Many of the best conversations (in both books) come between Shardlake and Guy. They are both “outsiders,” so to speak, and both have modern sensibilities. And both have a love for truth and goodness that few of their contemporaries - who grasp for political power and wealth at any cost - share. This means that they often are out of step with the times, trying to find their own way by the light they have. As Guy puts it in context with scientific discoveries:

‘I am with those thinkers who consider God means us to uncover the secrets of the earth by the slow, sure path of observation rather than mystical formulae in ancient books.’

Sansom makes it clear that this difference in approach has also led to the problems in religion and statecraft as well. Creed always wins out over human realities in this world of the past. And sometimes too often in our own as well.  

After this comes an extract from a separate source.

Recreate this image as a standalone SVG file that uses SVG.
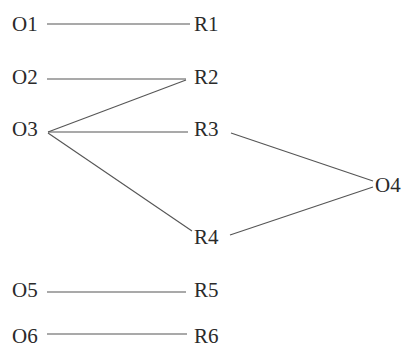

While not too many major characters in each book are female - the first book is set in a monastery and the second involves high intrigue -  Sansom make the most of the characters he does employ. Even the minor female characters are complex and have histories that make their actions understandable. As in any era, some are expressly feminist, as in Lady Honor, who greatly enjoys the freedom that her wealthy widowhood brings. Others seek to gratify their ambition through carefully orchestrating their descendents’ social rise, as Mrs. Wentworth does - at any price.

The author also notes one of the interesting results of the Protestant Reformation. Often forgotten in any discussion of that history is that it was the beginning of the loss of authority for institutions in general. With Martin Luther and the rest, the shocking idea that the average (literate) person could and should read and interpret the Bible without depending on the experts of the priesthood - that man needed no mediator to access God - led eventually to the collapse of church authority. In the setting of these books, the State and the Church are struggling to figure out how to function when non-conformists insist on doing and believing as they wish, without granting political loyalty to a particular faction.

This crumbling of authority led to the Enlightenment, of course, in which interpretation of, well, nearly everything, became divorced from dogma. Instead, science, reason, and investigation became the new method for determining truth. I won’t spend too much time on the effect this had on science, human rights, and so on.

I do want to mention that this idea also led inevitably to feminism. After all, if the average person could interpret the Bible and determine his own actions based on his conscience and intellect, why couldn’t women do the same? This didn’t necessarily go over well with everyone. As one traditionalist lawyer says, “Not just apprentices. Even silly little women fancy they can read the Bible now and understand God’s Word.” The same later brags that he has never read the Bible, and never will.

But of course, once you let women think for themselves, they might want to vote, control their own money, determine their own destiny.

Just a couple more little tidbits that should be noted. First, as I am not a fashion mavin, I had to look up “farthingale.” Thank goodness I never had to wear one. Forget petticoats. How about a wicker frame to carry around with you under your dress? Yikes.

A reminder that today's fashions aren't nearly as silly as those of the past.

I’ll end with this one. Early in the book, Shardlake mentions this annoying case he has, where the opposing party...well, I’ll let him describe the sort of person all of us lawyers know all too well:

[H]e was one of those maddening rogues whom lawyers encounter, who take perverse pleasure in spending time and money on uncertain cases rather than admitting defeat and making proper remedy like civilized men.

Dark Fire can be heartily recommended for anyone who loves a good mystery, a good historical novel, or just history and good writing in general.